# Listed entries start

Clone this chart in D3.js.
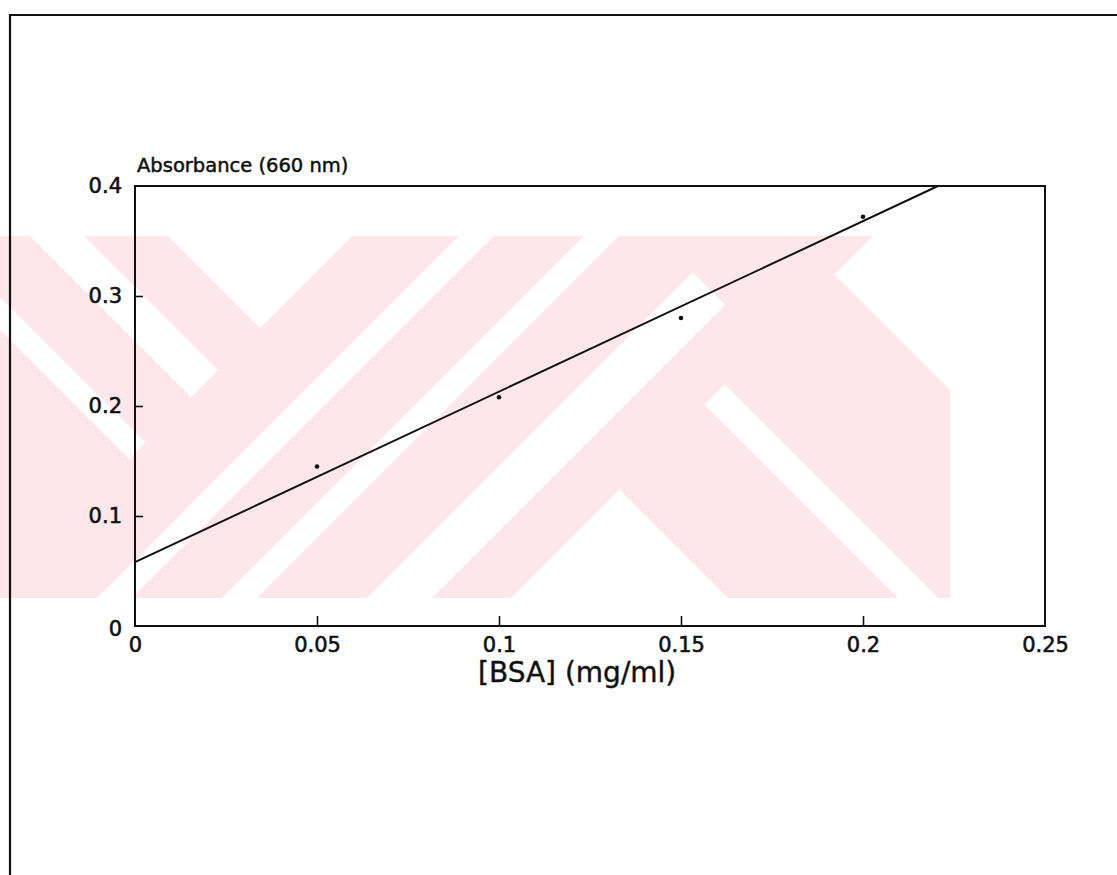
<!DOCTYPE html>
<html><head><meta charset="utf-8">
<script src="https://cdn.jsdelivr.net/npm/d3@7"></script>
<style>body{margin:0;background:#fff}svg{display:block}</style>
</head><body>
<script>
// ---- data ----
const xTicks = [0, 0.05, 0.1, 0.15, 0.2, 0.25];
const yTicks = [0, 0.1, 0.2, 0.3, 0.4];
const bsa = [0.05, 0.1, 0.15, 0.2];
const absorbance = [0.145, 0.208, 0.28, 0.372];
const fitX = [0, 0.2206];
const fitY = [0.058, 0.4];
const xTitle = "[BSA] (mg/ml)";
const yTitle = "Absorbance (660 nm)";

const W = 1117, H = 875;
const svg = d3.select("body").append("svg").attr("width", W).attr("height", H);

// ---- watermark (background decoration) ----
svg.append("clipPath").attr("id","wmclip").append("rect").attr("x",0).attr("y",236).attr("width",950).attr("height",362);
const wmg = svg.append("g").attr("clip-path","url(#wmclip)");
function uvPoly(u0,u1,v0,v1){
  const p=(u,v)=>[(u+v)/2,(u-v)/2];
  return [p(u0,v0),p(u0,v1),p(u1,v1),p(u1,v0)];
}
const pink = "#fde7eb";
const pinkShapes = [
  uvPoly(-2000,695,-2000,-330),
  uvPoly(-2000,588,-297,-206),
  uvPoly(-2000,588,-152,-68),
  uvPoly(588,695,-2000,2000),
  uvPoly(730,820,-2000,2000),
  uvPoly(855,965,-2000,2000),
  uvPoly(965,1030,420,2000),
  uvPoly(1030,1109,-2000,2000),
  uvPoly(1109,3000,130,300),
  uvPoly(1109,3000,340,560)
];
wmg.selectAll("polygon").data(pinkShapes).join("polygon")
  .attr("points", d=>d.map(p=>p.join(",")).join(" "))
  .attr("fill", pink);

// ---- page border ----
svg.append("path").attr("d","M10,875 L10,15 L1117,15").attr("fill","none").attr("stroke","#111").attr("stroke-width",2.2);

// ---- chart ----
const x = d3.scaleLinear().domain([0,0.25]).range([135,1045]);
const y = d3.scaleLinear().domain([0,0.4]).range([626,186]);
const font = "DejaVu Sans, Liberation Sans, sans-serif";

const xAxis = svg.append("g").attr("transform","translate(0,626)")
  .call(d3.axisBottom(x).tickValues(xTicks).tickSizeInner(-10).tickSizeOuter(0).tickPadding(11).tickFormat(d=>d3.format("")(d)));
xAxis.select(".domain").remove();
xAxis.selectAll(".tick line").attr("stroke","#111").attr("stroke-width",1.6).filter(d=>d===0||d===0.25).remove();
xAxis.selectAll(".tick text").attr("font-family",font).attr("font-size",21).attr("fill","#111").attr("stroke","#111").attr("stroke-width",0.6);

const yAxis = svg.append("g").attr("transform","translate(135,0)")
  .call(d3.axisLeft(y).tickValues(yTicks).tickSizeInner(-8).tickSizeOuter(0).tickPadding(13).tickFormat(d=>d3.format("")(d)));
yAxis.select(".domain").remove();
yAxis.selectAll(".tick line").attr("stroke","#111").attr("stroke-width",1.6).filter(d=>d===0||d===0.4).remove();
yAxis.selectAll(".tick text").attr("font-family",font).attr("font-size",21).attr("fill","#111").attr("stroke","#111").attr("stroke-width",0.6)
  .attr("dy", d=>d===0 ? "0.45em" : "0.32em");

// frame
svg.append("rect").attr("x",x(0)).attr("y",y(0.4)).attr("width",x(0.25)-x(0)).attr("height",y(0)-y(0.4))
  .attr("fill","none").attr("stroke","#111").attr("stroke-width",2);

// fit line
svg.append("path").datum(fitX.map((d,i)=>[d,fitY[i]]))
  .attr("d", d3.line().x(d=>x(d[0])).y(d=>y(d[1])))
  .attr("fill","none").attr("stroke","#111").attr("stroke-width",2);

// points
svg.selectAll("circle.pt").data(bsa.map((d,i)=>[d,absorbance[i]])).join("circle")
  .attr("class","pt").attr("cx",d=>x(d[0])).attr("cy",d=>y(d[1])).attr("r",2.3).attr("fill","#111");

// titles
svg.append("text").attr("x",137).attr("y",172).text(yTitle)
  .attr("font-family",font).attr("font-size",19.5).attr("fill","#111").attr("stroke","#111").attr("stroke-width",0.5);
svg.append("text").attr("x",478).attr("y",682).text(xTitle)
  .attr("font-family",font).attr("font-size",28).attr("fill","#111").attr("stroke","#111").attr("stroke-width",0.4);
</script>
</body></html>
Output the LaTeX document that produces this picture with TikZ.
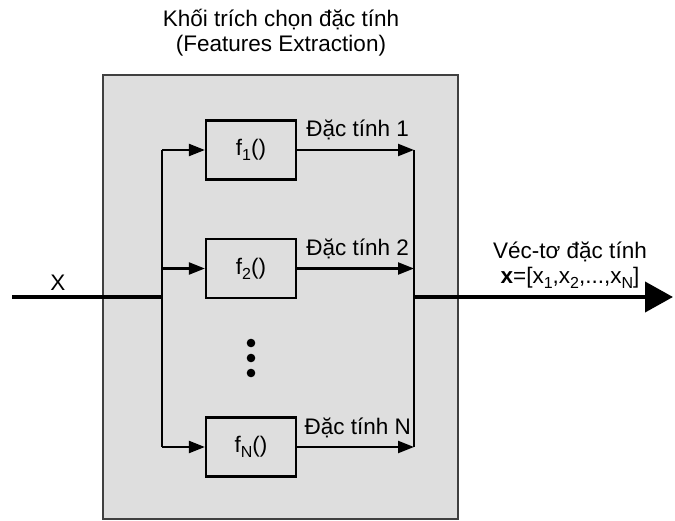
\documentclass[tikz,border=0pt]{standalone}
\usepackage{fontspec}
\setmainfont{Liberation Sans}
\usetikzlibrary{arrows.meta}

\newcommand{\lowidx}[1]{\raisebox{-0.4ex}{\fontsize{16}{16}\selectfont #1}}

\tikzset{
  fbox/.style={draw, line width=2.2pt, minimum width=90pt, minimum height=59pt, inner sep=0pt},
  wire/.style={line width=2.2pt},
  arr/.style={wire, -{Triangle[length=16pt,width=12pt]}},
  thickwire/.style={line width=4pt}
}

\begin{document}
\begin{tikzpicture}[x=1pt,y=-1pt,every node/.style={font=\fontsize{22.5}{25}\selectfont}]
                \useasboundingbox (0,0) rectangle (675,521);

                % khoi trich chon
                \node[align=center] (title) at (281,33) {Khối trích chọn đặc tính\\(Features Extraction)};
                \draw[line width=2pt, draw=black!75, fill=black!13] (103,75) rectangle (458,519);

                \node[fbox] (f1) at (251,150) {f\lowidx{1}()};
                \node[fbox] (f2) at (251,268.5) {f\lowidx{2}()};
                \node[fbox] (fN) at (251,447) {f\lowidx{N}()};

                \fill (251,343) circle (4.3);
                \fill (251,358) circle (4.3);
                \fill (251,373) circle (4.3);

                \coordinate (in) at (12,297);
                \coordinate (split) at (162,297);
                \coordinate (merge) at (414,297);
                \coordinate (out) at (673,297);

                % input
                \draw[thickwire] (in) -- (split);
                \node (xlab) at (58,283) {X};
                \draw[wire] (split |- f1) -- (split |- fN);
                \draw[arr] (split |- f1) -- (f1.west);
                \draw[arr] (split |- f2) -- (f2.west);
                \draw[arr] (split |- fN) -- (fN.west);

                % outputs
                \draw[arr] (f1.east) -- (merge |- f1) node[anchor=base east, inner sep=0pt, pos=1, yshift=13pt, xshift=-4pt] (d1) {Đặc tính 1};
                \draw[arr] (f2.east) -- (merge |- f2) node[anchor=base east, inner sep=0pt, pos=1, yshift=13pt, xshift=-4pt] (d2) {Đặc tính 2};
                \draw[arr] (fN.east) -- (merge |- fN) node[anchor=base east, inner sep=0pt, pos=1, yshift=13pt, xshift=-2pt] (dN) {Đặc tính N};
                \draw[wire] (merge |- f1) -- (merge |- fN);

                \draw[thickwire, -{Triangle[length=28pt,width=30pt]}] (merge) -- (out);
                \node[align=center] (vec) at (570,265) {Véc-tơ đặc tính\\\textbf{x}=[x\lowidx{1},x\lowidx{2},...,x\lowidx{N}]};
            \end{tikzpicture}
\end{document}
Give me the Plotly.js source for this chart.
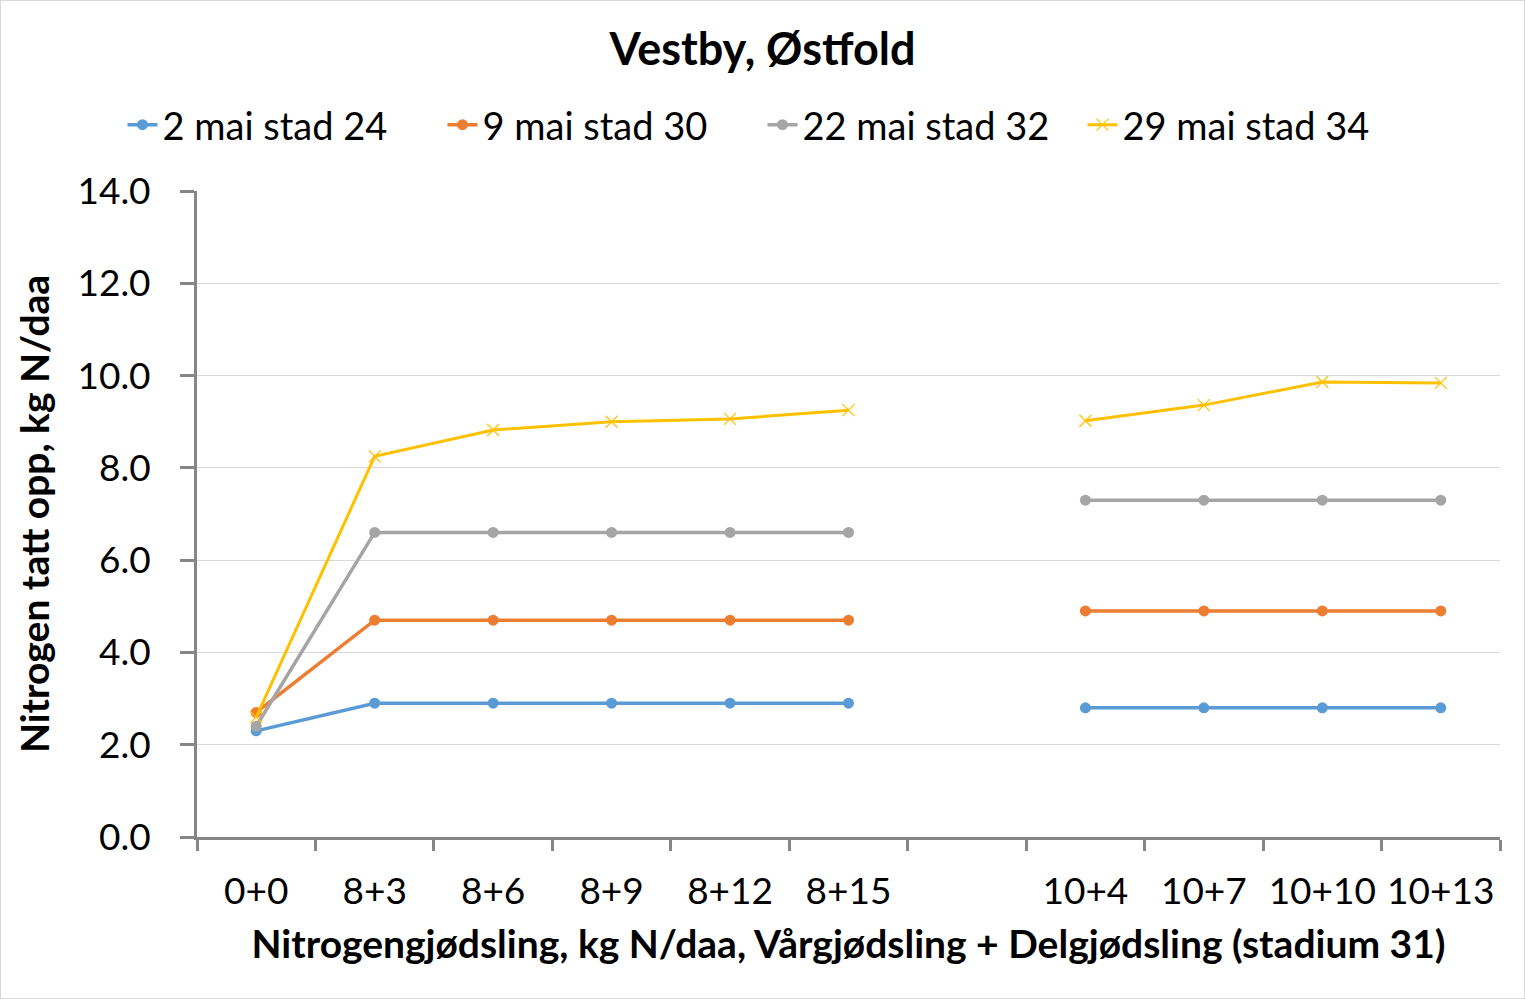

# Listed entries end

Task details => Write out each line again precisely as it appears, skipping every picture.

Correct answer =>
Clone this chart in D3.js.
<!DOCTYPE html>
<html><head><meta charset="utf-8">
<script src="https://cdn.jsdelivr.net/npm/d3@7"></script>
<style>body{margin:0;background:#fff}svg{display:block}</style>
</head><body>
<script>
// ---- data ----
const xTicks = [0, 0.05, 0.1, 0.15, 0.2, 0.25];
const yTicks = [0, 0.1, 0.2, 0.3, 0.4];
const bsa = [0.05, 0.1, 0.15, 0.2];
const absorbance = [0.145, 0.208, 0.28, 0.372];
const fitX = [0, 0.2206];
const fitY = [0.058, 0.4];
const xTitle = "[BSA] (mg/ml)";
const yTitle = "Absorbance (660 nm)";

const W = 1117, H = 875;
const svg = d3.select("body").append("svg").attr("width", W).attr("height", H);

// ---- watermark (background decoration) ----
svg.append("clipPath").attr("id","wmclip").append("rect").attr("x",0).attr("y",236).attr("width",950).attr("height",362);
const wmg = svg.append("g").attr("clip-path","url(#wmclip)");
function uvPoly(u0,u1,v0,v1){
  const p=(u,v)=>[(u+v)/2,(u-v)/2];
  return [p(u0,v0),p(u0,v1),p(u1,v1),p(u1,v0)];
}
const pink = "#fde7eb";
const pinkShapes = [
  uvPoly(-2000,695,-2000,-330),
  uvPoly(-2000,588,-297,-206),
  uvPoly(-2000,588,-152,-68),
  uvPoly(588,695,-2000,2000),
  uvPoly(730,820,-2000,2000),
  uvPoly(855,965,-2000,2000),
  uvPoly(965,1030,420,2000),
  uvPoly(1030,1109,-2000,2000),
  uvPoly(1109,3000,130,300),
  uvPoly(1109,3000,340,560)
];
wmg.selectAll("polygon").data(pinkShapes).join("polygon")
  .attr("points", d=>d.map(p=>p.join(",")).join(" "))
  .attr("fill", pink);

// ---- page border ----
svg.append("path").attr("d","M10,875 L10,15 L1117,15").attr("fill","none").attr("stroke","#111").attr("stroke-width",2.2);

// ---- chart ----
const x = d3.scaleLinear().domain([0,0.25]).range([135,1045]);
const y = d3.scaleLinear().domain([0,0.4]).range([626,186]);
const font = "DejaVu Sans, Liberation Sans, sans-serif";

const xAxis = svg.append("g").attr("transform","translate(0,626)")
  .call(d3.axisBottom(x).tickValues(xTicks).tickSizeInner(-10).tickSizeOuter(0).tickPadding(11).tickFormat(d=>d3.format("")(d)));
xAxis.select(".domain").remove();
xAxis.selectAll(".tick line").attr("stroke","#111").attr("stroke-width",1.6).filter(d=>d===0||d===0.25).remove();
xAxis.selectAll(".tick text").attr("font-family",font).attr("font-size",21).attr("fill","#111").attr("stroke","#111").attr("stroke-width",0.6);

const yAxis = svg.append("g").attr("transform","translate(135,0)")
  .call(d3.axisLeft(y).tickValues(yTicks).tickSizeInner(-8).tickSizeOuter(0).tickPadding(13).tickFormat(d=>d3.format("")(d)));
yAxis.select(".domain").remove();
yAxis.selectAll(".tick line").attr("stroke","#111").attr("stroke-width",1.6).filter(d=>d===0||d===0.4).remove();
yAxis.selectAll(".tick text").attr("font-family",font).attr("font-size",21).attr("fill","#111").attr("stroke","#111").attr("stroke-width",0.6)
  .attr("dy", d=>d===0 ? "0.45em" : "0.32em");

// frame
svg.append("rect").attr("x",x(0)).attr("y",y(0.4)).attr("width",x(0.25)-x(0)).attr("height",y(0)-y(0.4))
  .attr("fill","none").attr("stroke","#111").attr("stroke-width",2);

// fit line
svg.append("path").datum(fitX.map((d,i)=>[d,fitY[i]]))
  .attr("d", d3.line().x(d=>x(d[0])).y(d=>y(d[1])))
  .attr("fill","none").attr("stroke","#111").attr("stroke-width",2);

// points
svg.selectAll("circle.pt").data(bsa.map((d,i)=>[d,absorbance[i]])).join("circle")
  .attr("class","pt").attr("cx",d=>x(d[0])).attr("cy",d=>y(d[1])).attr("r",2.3).attr("fill","#111");

// titles
svg.append("text").attr("x",137).attr("y",172).text(yTitle)
  .attr("font-family",font).attr("font-size",19.5).attr("fill","#111").attr("stroke","#111").attr("stroke-width",0.5);
svg.append("text").attr("x",478).attr("y",682).text(xTitle)
  .attr("font-family",font).attr("font-size",28).attr("fill","#111").attr("stroke","#111").attr("stroke-width",0.4);
</script>
</body></html>
Output the LaTeX document that produces this picture with TikZ.
\documentclass[tikz,border=0pt]{standalone}
\usepackage{fontspec}
\setmainfont{Liberation Sans}
\usetikzlibrary{arrows.meta}

\newcommand{\lowidx}[1]{\raisebox{-0.4ex}{\fontsize{16}{16}\selectfont #1}}

\tikzset{
  fbox/.style={draw, line width=2.2pt, minimum width=90pt, minimum height=59pt, inner sep=0pt},
  wire/.style={line width=2.2pt},
  arr/.style={wire, -{Triangle[length=16pt,width=12pt]}},
  thickwire/.style={line width=4pt}
}

\begin{document}
\begin{tikzpicture}[x=1pt,y=-1pt,every node/.style={font=\fontsize{22.5}{25}\selectfont}]
                \useasboundingbox (0,0) rectangle (675,521);

                % khoi trich chon
                \node[align=center] (title) at (281,33) {Khối trích chọn đặc tính\\(Features Extraction)};
                \draw[line width=2pt, draw=black!75, fill=black!13] (103,75) rectangle (458,519);

                \node[fbox] (f1) at (251,150) {f\lowidx{1}()};
                \node[fbox] (f2) at (251,268.5) {f\lowidx{2}()};
                \node[fbox] (fN) at (251,447) {f\lowidx{N}()};

                \fill (251,343) circle (4.3);
                \fill (251,358) circle (4.3);
                \fill (251,373) circle (4.3);

                \coordinate (in) at (12,297);
                \coordinate (split) at (162,297);
                \coordinate (merge) at (414,297);
                \coordinate (out) at (673,297);

                % input
                \draw[thickwire] (in) -- (split);
                \node (xlab) at (58,283) {X};
                \draw[wire] (split |- f1) -- (split |- fN);
                \draw[arr] (split |- f1) -- (f1.west);
                \draw[arr] (split |- f2) -- (f2.west);
                \draw[arr] (split |- fN) -- (fN.west);

                % outputs
                \draw[arr] (f1.east) -- (merge |- f1) node[anchor=base east, inner sep=0pt, pos=1, yshift=13pt, xshift=-4pt] (d1) {Đặc tính 1};
                \draw[arr] (f2.east) -- (merge |- f2) node[anchor=base east, inner sep=0pt, pos=1, yshift=13pt, xshift=-4pt] (d2) {Đặc tính 2};
                \draw[arr] (fN.east) -- (merge |- fN) node[anchor=base east, inner sep=0pt, pos=1, yshift=13pt, xshift=-2pt] (dN) {Đặc tính N};
                \draw[wire] (merge |- f1) -- (merge |- fN);

                \draw[thickwire, -{Triangle[length=28pt,width=30pt]}] (merge) -- (out);
                \node[align=center] (vec) at (570,265) {Véc-tơ đặc tính\\\textbf{x}=[x\lowidx{1},x\lowidx{2},...,x\lowidx{N}]};
            \end{tikzpicture}
\end{document}
Give me the Plotly.js source for this chart.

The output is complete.